Не жаль мне, не жаль мне растоптанной царской короны,
Но жаль мне, но жаль мне разрушенных старых церквей —
это забота и Николая Рубцова, воспринятая через Есенина ли, нет ли, но уж от Пушкина явно. “Боюсь, что над нами не будет таинственной силы... что, все понимая, без грусти пойду до могилы” — это все тот же Рубцов, тех же стихов, где почти все ноты пушкинские. Однако и у Юрия Кузнецова в “Атомной сказке” (примерно тех же, снова, лет)
И улыбка познанья играла
На счастливом лице дурака —
вполне пушкинская оценка того, что может сказать и сделать “будущий невежда”. Конечно, не надо оспоривать глупца; “Памятник” этому учит.
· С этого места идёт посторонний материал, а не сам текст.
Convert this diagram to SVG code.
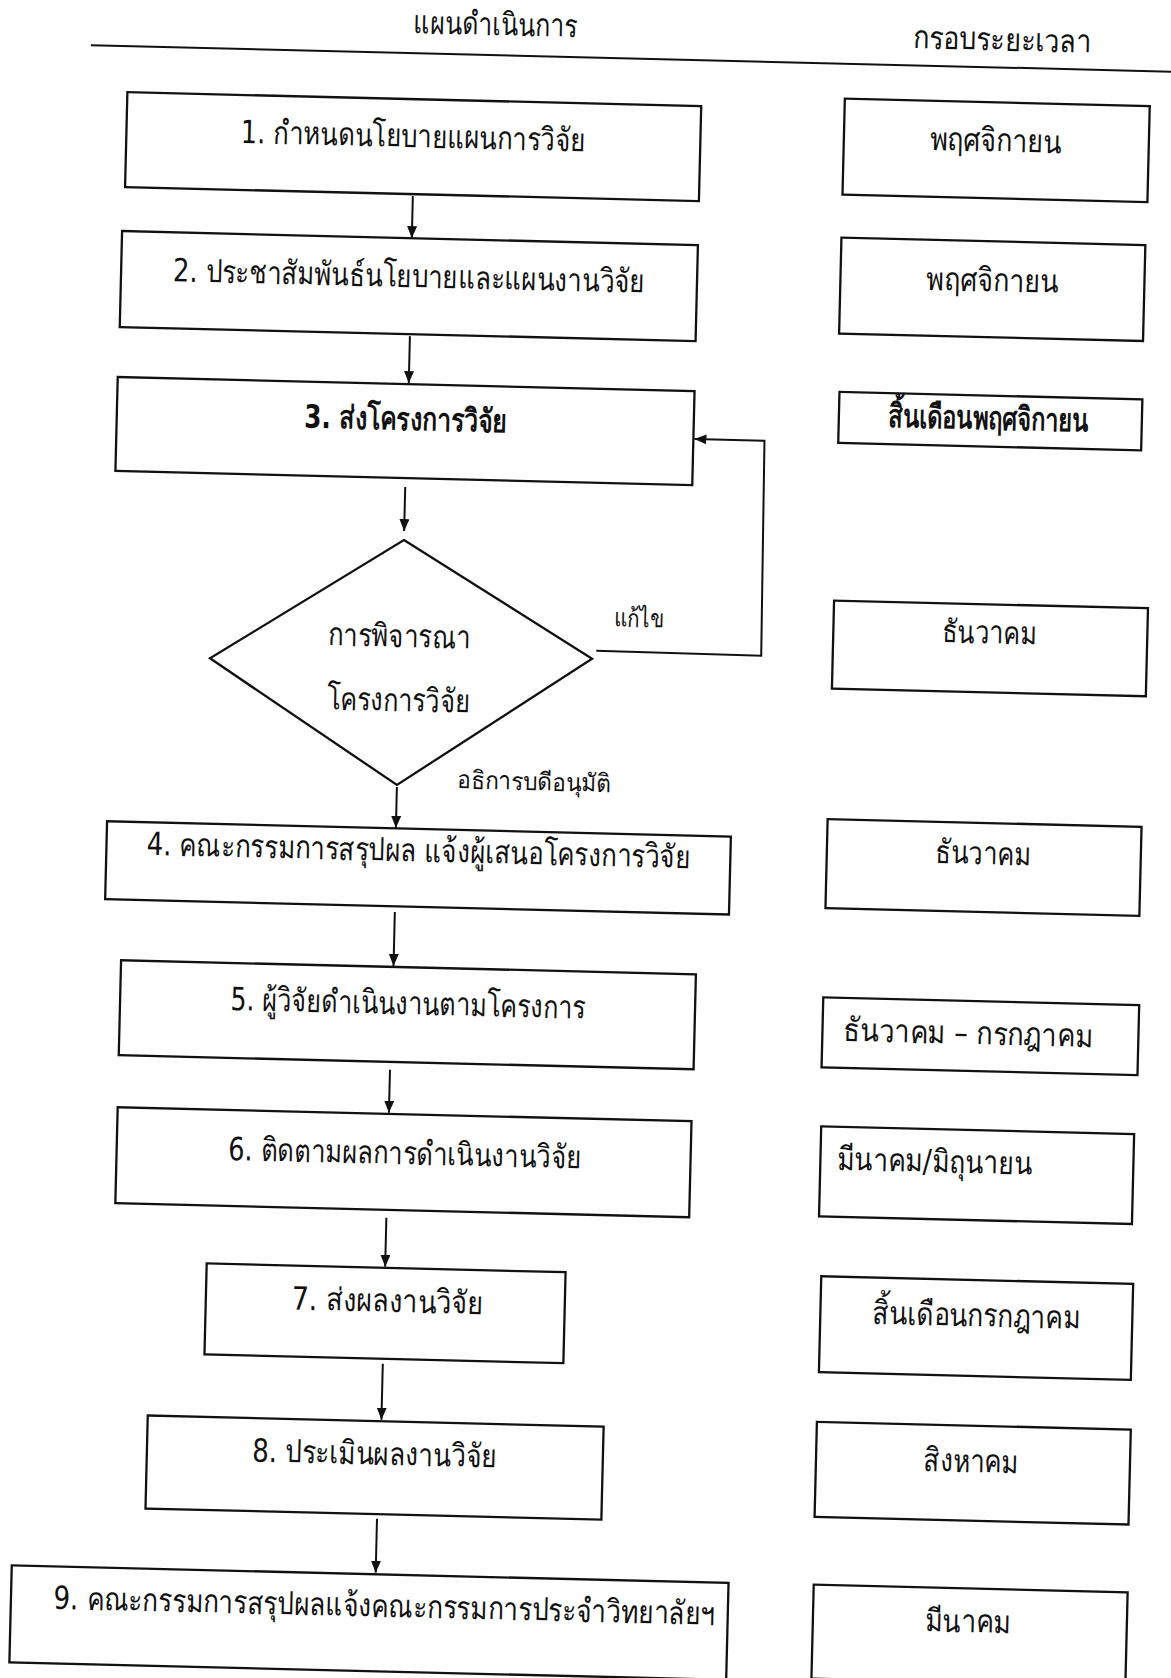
<svg xmlns="http://www.w3.org/2000/svg" width="1171" height="1678" viewBox="0 0 1171 1678">
<style>
.b{fill:none;stroke:#111;stroke-width:2.3}
.c{fill:none;stroke:#111;stroke-width:2}
.t{font-family:"DejaVu Sans","Noto Sans",sans-serif;font-size:32px;fill:#111;text-anchor:middle}
.bd{font-weight:bold}
.s{font-size:25px}
</style>
<defs>
<marker id="ah" markerUnits="userSpaceOnUse" markerWidth="12" markerHeight="12" refX="12" refY="5" orient="auto">
<path d="M0,0 L12,5 L0,10 z" fill="#111"/>
</marker>
</defs>
<rect width="1171" height="1678" fill="#fff"/>
<g transform="rotate(1.4)">
<g id="header">
<text class="t" x="496" y="23" textLength="164" lengthAdjust="spacingAndGlyphs">แผนดำเนินการ</text>
<text class="t" x="1003" y="26" textLength="179" lengthAdjust="spacingAndGlyphs">กรอบระยะเวลา</text>
<line class="c" x1="92" y1="43" x2="1200" y2="43"/>
</g>
<g id="n1"><rect class="b" x="129.6" y="89" width="574" height="95"/><text class="t" x="416.5" y="137" textLength="345" lengthAdjust="spacingAndGlyphs">1. กำหนดนโยบายแผนการวิจัย</text></g>
<g id="n2"><rect class="b" x="127.7" y="228" width="576" height="96"/><text class="t" x="415.6" y="277" textLength="472" lengthAdjust="spacingAndGlyphs">2. ประชาสัมพันธ์นโยบายและแผนงานวิจัย</text></g>
<g id="n3"><rect class="b" x="126.9" y="374" width="577" height="94"/><text class="t bd" x="415.9" y="420" textLength="203" lengthAdjust="spacingAndGlyphs">3. ส่งโครงการวิจัย</text></g>
<g id="d1"><polygon class="b" points="417,530 608,644 416,775 226,653"/><text class="t" x="414.8" y="637" textLength="142" lengthAdjust="spacingAndGlyphs">การพิจารณา</text><text class="t" x="415.3" y="701" textLength="143" lengthAdjust="spacingAndGlyphs">โครงการวิจัย</text></g>
<g id="n4"><rect class="b" x="127.1" y="818.4" width="624" height="78"/><text class="t" x="439.3" y="851" textLength="544" lengthAdjust="spacingAndGlyphs">4. คณะกรรมการสรุปผล แจ้งผู้เสนอโครงการวิจัย</text></g>
<g id="n5"><rect class="b" x="144.5" y="957" width="575" height="95"/><text class="t" x="432.3" y="1004" textLength="355" lengthAdjust="spacingAndGlyphs">5. ผู้วิจัยดำเนินงานตามโครงการ</text></g>
<g id="n6"><rect class="b" x="144.7" y="1104" width="574" height="96"/><text class="t" x="432.8" y="1154" textLength="353" lengthAdjust="spacingAndGlyphs">6. ติดตามผลการดำเนินงานวิจัย</text></g>
<g id="n7"><rect class="b" x="237.5" y="1258" width="359" height="91"/><text class="t" x="419.3" y="1302" textLength="192" lengthAdjust="spacingAndGlyphs">7.  ส่งผลงานวิจัย</text></g>
<g id="n8"><rect class="b" x="182.3" y="1411.5" width="456" height="93"/><text class="t" x="410.1" y="1455" textLength="245" lengthAdjust="spacingAndGlyphs">8. ประเมินผลงานวิจัย</text></g>
<g id="n9"><rect class="b" x="50" y="1564.6" width="717" height="97"/><text class="t" x="423.5" y="1607" textLength="662" lengthAdjust="spacingAndGlyphs">9. คณะกรรมการสรุปผลแจ้งคณะกรรมการประจำวิทยาลัยฯ</text></g>
<g id="r1"><rect class="b" x="847" y="78" width="305" height="96"/><text class="t" x="999" y="127" textLength="132" lengthAdjust="spacingAndGlyphs">พฤศจิกายน</text></g>
<g id="r2"><rect class="b" x="847" y="217" width="304" height="96"/><text class="t" x="999" y="267" textLength="132" lengthAdjust="spacingAndGlyphs">พฤศจิกายน</text></g>
<g id="r3"><rect class="b" x="848.8" y="371.3" width="303" height="51"/><text class="t bd" x="998.2" y="405" textLength="200" lengthAdjust="spacingAndGlyphs">สิ้นเดือนพฤศจิกายน</text></g>
<g id="r4"><rect class="b" x="848.5" y="580" width="314" height="88"/><text class="t" x="1004.5" y="619" textLength="95" lengthAdjust="spacingAndGlyphs">ธันวาคม</text></g>
<g id="r5"><rect class="b" x="847.4" y="798.7" width="314" height="89"/><text class="t" x="1003.4" y="840" textLength="96" lengthAdjust="spacingAndGlyphs">ธันวาคม</text></g>
<g id="r6"><rect class="b" x="847.4" y="977" width="316" height="70"/><text class="t" x="993" y="1020" textLength="250" lengthAdjust="spacingAndGlyphs">ธันวาคม  – กรกฎาคม</text></g>
<g id="r7"><rect class="b" x="848.5" y="1106" width="313" height="90"/><text class="t" x="962.9" y="1149" textLength="195" lengthAdjust="spacingAndGlyphs">มีนาคม/มิถุนายน</text></g>
<g id="r8"><rect class="b" x="852.2" y="1255.8" width="312" height="96"/><text class="t" x="1008.3" y="1302" textLength="208" lengthAdjust="spacingAndGlyphs">สิ้นเดือนกรกฎาคม</text></g>
<g id="r9"><rect class="b" x="851.4" y="1401.5" width="314" height="95"/><text class="t" x="1006.6" y="1448" textLength="95" lengthAdjust="spacingAndGlyphs">สิงหาคม</text></g>
<g id="r10"><rect class="b" x="852.2" y="1564.3" width="314" height="94"/><text class="t" x="1007.2" y="1608" textLength="86" lengthAdjust="spacingAndGlyphs">มีนาคม</text></g>
<g id="connectors">
<line class="c" x1="417.5" y1="186" x2="417.5" y2="228" marker-end="url(#ah)"/>
<line class="c" x1="418" y1="326" x2="418" y2="373" marker-end="url(#ah)"/>
<line class="c" x1="417" y1="477" x2="417" y2="521" marker-end="url(#ah)"/>
<line class="c" x1="416" y1="777" x2="416" y2="818" marker-end="url(#ah)"/>
<line class="c" x1="417" y1="902" x2="417" y2="956" marker-end="url(#ah)"/>
<line class="c" x1="416" y1="1060" x2="416" y2="1103" marker-end="url(#ah)"/>
<line class="c" x1="416" y1="1208" x2="416" y2="1257" marker-end="url(#ah)"/>
<line class="c" x1="416" y1="1354" x2="416" y2="1410" marker-end="url(#ah)"/>
<line class="c" x1="414" y1="1509" x2="414" y2="1563" marker-end="url(#ah)"/>
<polyline class="c" points="612,636 777,637 775,422 705,422" marker-end="url(#ah)"/>
<text class="t s" x="654" y="611" textLength="50" lengthAdjust="spacingAndGlyphs">แก้ไข</text>
<text class="t s" x="553" y="777" textLength="153" lengthAdjust="spacingAndGlyphs">อธิการบดีอนุมัติ</text>
</g>
</g>
</svg>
Дело безнадежное, родственник Магомета — Али — еще когда признался: в споре с мудрецом всегда выигрываю я, а в споре с невеждой выигрывает всегда он. Пушкин повторил это, поминая мудрость Корана, еще до своего “Памятника”: “чти Бога и не спорь с глупцом”; не стоит дело и наших усилий. Однако не одобрять антипушкинского — дело, которое русская литература высокого качества взяла на себя все-таки не зря и которое делала не без успеха.
* * *
В книге “Пушкин и европейская традиция” (Москва, ИМЛИ РАН, 1999) мы довольно пространно говорили о том, как поэзия Пушкина впитывает мотивы, образность и идейно-эстетические начала (принципы) из мировых накоплений или наследует им. Внутрироссийский авторитет Пушкина дал жизнь несколько иному явлению. Русская литература решительно (или увлеченно) пушкинизирует все сущностно значительное в национальном бытии, преображает под Пушкина даже допушкинское; в лучших случаях гордыню и ропот смиряет перед пушкинским авторитетом.
Написан “Памятник” с милостью к падшим и послушанием музы высшему велению — и милость к поверженному противнику оказывается, по русскому переводу XX века, уже и у Горация (в его “Юбилейном гимне”, где по оригиналу как таковому “милости” нет).